Material to process:

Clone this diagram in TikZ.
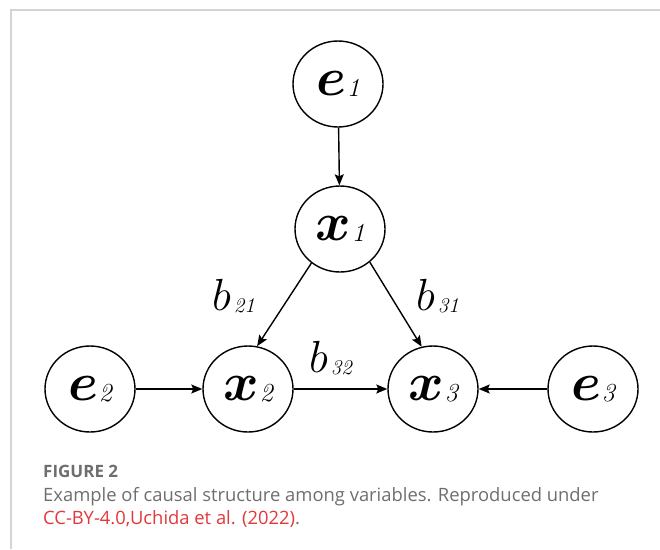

* * *

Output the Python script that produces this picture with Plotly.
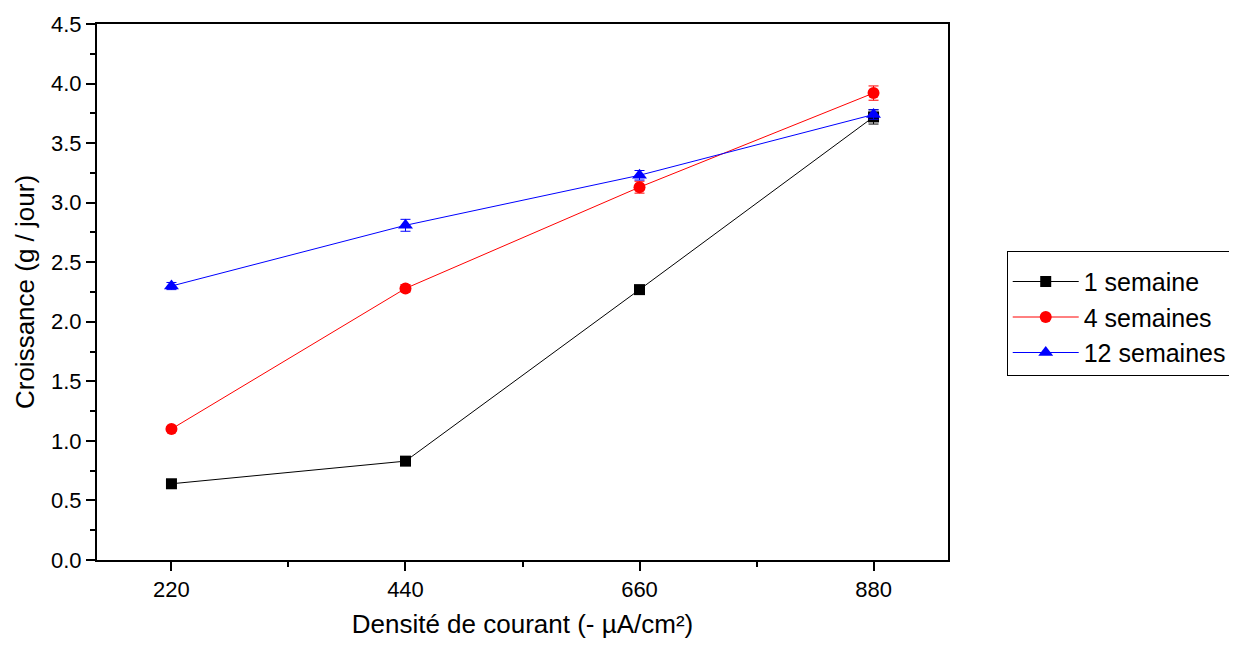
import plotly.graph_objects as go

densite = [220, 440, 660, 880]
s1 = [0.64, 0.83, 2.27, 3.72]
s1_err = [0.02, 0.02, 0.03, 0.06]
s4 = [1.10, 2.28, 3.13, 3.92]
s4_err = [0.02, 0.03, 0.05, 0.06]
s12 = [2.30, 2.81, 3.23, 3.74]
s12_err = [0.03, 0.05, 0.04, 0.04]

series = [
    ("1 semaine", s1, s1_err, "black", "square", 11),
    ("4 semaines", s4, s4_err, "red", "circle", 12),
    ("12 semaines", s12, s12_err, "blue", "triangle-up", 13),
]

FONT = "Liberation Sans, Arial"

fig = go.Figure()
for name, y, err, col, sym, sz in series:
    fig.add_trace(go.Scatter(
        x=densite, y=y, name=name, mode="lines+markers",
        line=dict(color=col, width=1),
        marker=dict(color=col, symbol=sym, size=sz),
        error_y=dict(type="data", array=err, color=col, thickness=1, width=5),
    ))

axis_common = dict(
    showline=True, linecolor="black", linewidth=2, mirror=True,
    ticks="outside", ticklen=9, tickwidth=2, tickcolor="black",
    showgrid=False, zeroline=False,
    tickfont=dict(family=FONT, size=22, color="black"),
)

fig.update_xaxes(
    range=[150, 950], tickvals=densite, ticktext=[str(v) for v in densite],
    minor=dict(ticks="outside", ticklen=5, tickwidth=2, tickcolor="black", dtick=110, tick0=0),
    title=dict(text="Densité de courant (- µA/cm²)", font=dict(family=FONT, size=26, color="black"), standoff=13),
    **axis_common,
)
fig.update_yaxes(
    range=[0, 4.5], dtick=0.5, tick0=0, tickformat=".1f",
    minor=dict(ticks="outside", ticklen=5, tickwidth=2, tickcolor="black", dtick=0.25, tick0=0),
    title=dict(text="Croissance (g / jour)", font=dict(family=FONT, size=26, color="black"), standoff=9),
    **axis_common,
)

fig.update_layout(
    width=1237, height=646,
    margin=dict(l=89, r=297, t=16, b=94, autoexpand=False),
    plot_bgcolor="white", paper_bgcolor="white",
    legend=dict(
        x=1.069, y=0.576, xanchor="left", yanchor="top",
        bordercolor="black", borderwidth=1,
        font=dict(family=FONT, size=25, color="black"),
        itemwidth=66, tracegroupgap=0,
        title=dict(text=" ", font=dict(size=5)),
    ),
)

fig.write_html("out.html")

--

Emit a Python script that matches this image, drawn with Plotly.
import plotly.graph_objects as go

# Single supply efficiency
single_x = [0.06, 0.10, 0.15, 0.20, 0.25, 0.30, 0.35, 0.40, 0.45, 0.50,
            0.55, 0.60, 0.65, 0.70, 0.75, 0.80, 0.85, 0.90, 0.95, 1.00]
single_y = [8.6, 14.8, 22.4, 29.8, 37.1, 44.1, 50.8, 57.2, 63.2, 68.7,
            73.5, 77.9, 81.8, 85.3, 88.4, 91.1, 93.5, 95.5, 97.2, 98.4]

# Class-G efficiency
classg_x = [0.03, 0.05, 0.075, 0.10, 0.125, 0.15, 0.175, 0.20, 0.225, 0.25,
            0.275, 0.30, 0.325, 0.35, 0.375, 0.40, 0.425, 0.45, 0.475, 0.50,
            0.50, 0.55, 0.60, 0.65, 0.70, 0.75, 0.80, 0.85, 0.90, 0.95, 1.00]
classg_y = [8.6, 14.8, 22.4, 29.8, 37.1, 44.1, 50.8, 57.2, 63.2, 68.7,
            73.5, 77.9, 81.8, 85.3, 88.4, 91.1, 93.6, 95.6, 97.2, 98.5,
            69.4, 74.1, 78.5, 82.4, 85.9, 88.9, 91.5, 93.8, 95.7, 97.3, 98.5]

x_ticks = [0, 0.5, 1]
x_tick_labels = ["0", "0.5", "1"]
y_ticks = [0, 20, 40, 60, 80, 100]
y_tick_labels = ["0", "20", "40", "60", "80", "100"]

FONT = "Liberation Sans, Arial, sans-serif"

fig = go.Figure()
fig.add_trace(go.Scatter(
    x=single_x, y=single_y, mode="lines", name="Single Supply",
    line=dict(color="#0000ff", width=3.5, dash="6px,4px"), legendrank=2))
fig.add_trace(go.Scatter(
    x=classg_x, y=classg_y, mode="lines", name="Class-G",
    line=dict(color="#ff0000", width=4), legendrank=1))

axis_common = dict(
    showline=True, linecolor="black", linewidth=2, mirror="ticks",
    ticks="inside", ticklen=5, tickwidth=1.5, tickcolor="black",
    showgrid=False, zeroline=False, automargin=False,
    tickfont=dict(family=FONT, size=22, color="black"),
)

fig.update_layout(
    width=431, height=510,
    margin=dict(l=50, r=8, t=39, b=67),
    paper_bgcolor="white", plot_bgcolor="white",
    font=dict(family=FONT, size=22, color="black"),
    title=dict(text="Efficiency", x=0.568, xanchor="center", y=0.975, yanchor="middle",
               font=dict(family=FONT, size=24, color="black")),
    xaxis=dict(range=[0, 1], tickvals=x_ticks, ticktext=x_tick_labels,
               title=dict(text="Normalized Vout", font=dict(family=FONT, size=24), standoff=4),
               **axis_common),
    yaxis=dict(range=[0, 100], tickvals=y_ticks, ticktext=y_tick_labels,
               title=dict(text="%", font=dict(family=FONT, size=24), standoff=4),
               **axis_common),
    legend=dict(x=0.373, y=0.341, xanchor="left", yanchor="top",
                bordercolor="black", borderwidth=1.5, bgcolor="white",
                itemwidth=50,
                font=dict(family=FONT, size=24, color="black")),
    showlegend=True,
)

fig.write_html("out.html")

What is expected:
Quote the data above from the line containing "Emit a Python" to the line containing "73.5, 77.9, 81.8, 85.3, 88.4, 91.1, 93.5, 95.5, 97.2, 98.4]", inclusive, and stop.

Result of this exercise:
Emit a Python script that matches this image, drawn with Plotly.
import plotly.graph_objects as go

# Single supply efficiency
single_x = [0.06, 0.10, 0.15, 0.20, 0.25, 0.30, 0.35, 0.40, 0.45, 0.50,
            0.55, 0.60, 0.65, 0.70, 0.75, 0.80, 0.85, 0.90, 0.95, 1.00]
single_y = [8.6, 14.8, 22.4, 29.8, 37.1, 44.1, 50.8, 57.2, 63.2, 68.7,
            73.5, 77.9, 81.8, 85.3, 88.4, 91.1, 93.5, 95.5, 97.2, 98.4]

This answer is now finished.